Aujourd'hui, nos agriculteurs doivent comprendre que, si nous sommes mobilisés, si nous voulons mettre en place des outils pour leur assurer un meilleur revenu, une meilleure sécurité, c'est parce qu'ils rendent un grand service à la nation ! Sans agriculture – l'élu de la Mayenne que je suis le sait bien ! –, il n'y a aucune possibilité de vie dans l'espace rural. Si l'on veut lutter contre la désertification, si l'on veut réussir la cohésion territoriale, devenue désormais un objectif européen avec le traité de Lisbonne, nous avons d'abord besoin d'agriculture, d'exploitations à taille humaine qui maintiennent la vie dans nos territoires ruraux. Sans une agriculture vivante, nous n'aurons ni cohésion territoriale ni aménagement équilibré et harmonieux du territoire.

Le projet de loi de modernisation de l'agriculture et de la pêche est, par conséquent, marqué par un double impératif : à court terme, répondre à l'urgence de la crise agricole ; à moyen terme, préparer notre agriculture aux changements prévisibles de la politique agricole commune après 2013. Bien sûr, cette loi n'est pas une baguette magique qui résoudra d'un seul coup l'ensemble des problèmes de la filière agricole. Aucune loi nationale concernant l'agriculture ne saurait l'être, d'ailleurs.

Il faut juger le texte que vous nous soumettez pour ce qu'il est : une boîte à outils qui permettra de mettre en place des instruments utiles. Toutes les mesures proposées vont dans le bon sens : le rééquilibrage des forces par une meilleure organisation des producteurs, la restructuration des marchés et l'organisation des filières.

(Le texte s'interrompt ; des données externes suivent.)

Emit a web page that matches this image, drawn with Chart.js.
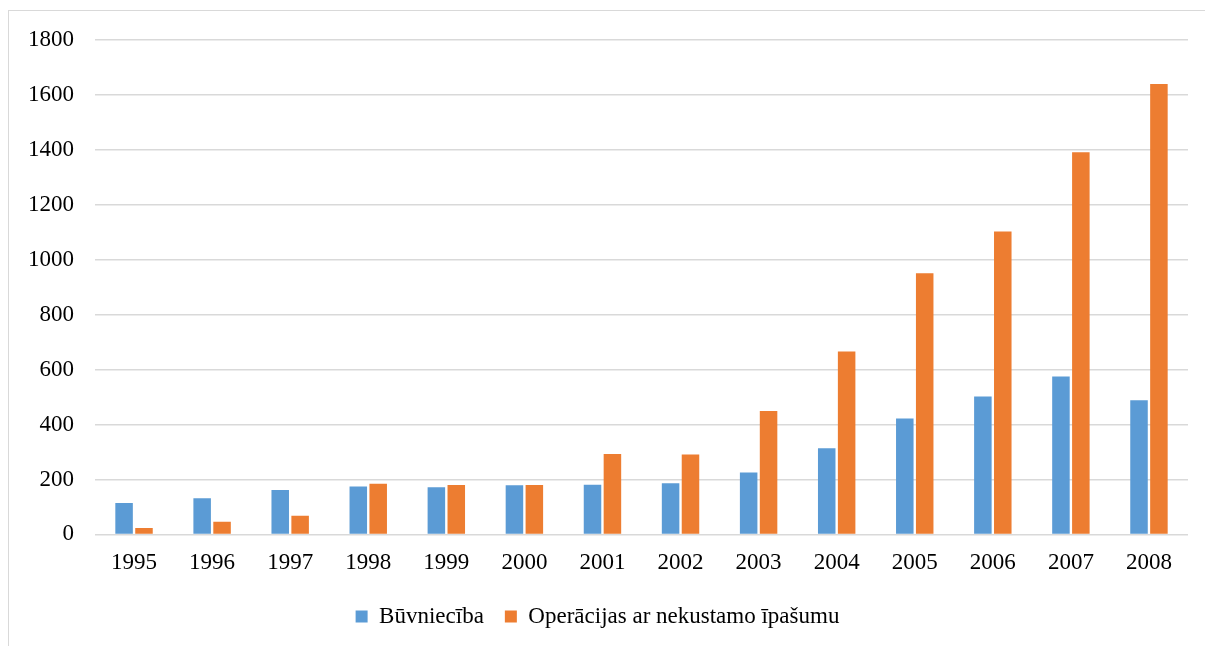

En revanche, si le texte que nous examinons aujourd'hui doit permettre, grâce aux mesures proposées, une amélioration des revenus des agriculteurs, il ne comporte aucune disposition en faveur de leurs retraites. Or la prochaine réforme des retraites leur inspire des inquiétudes. Leurs pensions sont en moyenne inférieures de 30 % à celles des salariés du régime général. Ainsi, un exploitant agricole ayant une carrière complète touche, en moyenne, une retraite de base de 700 euros et son conjoint de 450 euros. La faiblesse de ces montants découle principalement du niveau peu élevé des revenus agricoles : 70 % des agriculteurs perçoivent, en effet, un revenu inférieur au SMIC. De plus, leurs pensions sont calculées en fonction non des vingt-cinq meilleures années, comme c'est le cas dans le régime général, mais de l'ensemble de leur carrière. Sur ce point, vous avez récemment indiqué que le Gouvernement était prêt à examiner le calcul de la pension agricole sur la base des vingt-cinq meilleures années, et je m'en réjouis. Il faut prendre en compte cette revendication exprimée par les exploitants agricoles. Adosser le régime des retraites agricoles à celui du régime général représenterait une mesure de justice et d'équité envers les agriculteurs.

Vous avez, monsieur le ministre, annoncé que vous alliez poursuivre la revalorisation des retraites agricoles engagée, notamment pour les conjoints, en 2009 et 2010, et le projet présenté par Éric Woerth répond à certaines de leurs préoccupations. Je pense, en particulier, à la situation des conjoints, puisque le projet supprime la condition de délai pour ouvrir un droit à pension. Cette condition pénalise les femmes d'agriculteur qui se retrouvent dans une situation inacceptable.

En ce qui concerne la reprise sur succession, qui fait peur à bon nombre d'exploitants agricoles, si bien qu'ils renoncent à bénéficier de la retraite agricole minimale, le Gouvernement envisage d'exclure de la reprise sur succession l'ensemble des bâtiments et des terres agricoles, de façon que chaque agriculteur puisse ouvrir son droit au minimum vieillesse. C'est une excellente mesure.

Toutes ces dispositions vont dans le bon sens, mais je souhaite qu'à défaut d'être réglée dans ce texte, la situation des petites retraites agricoles fasse l'objet d'une attention toute particulière dans le projet de loi de réforme des retraites que nous examinerons à la rentrée. (Applaudissements sur les bancs du groupe UMP.)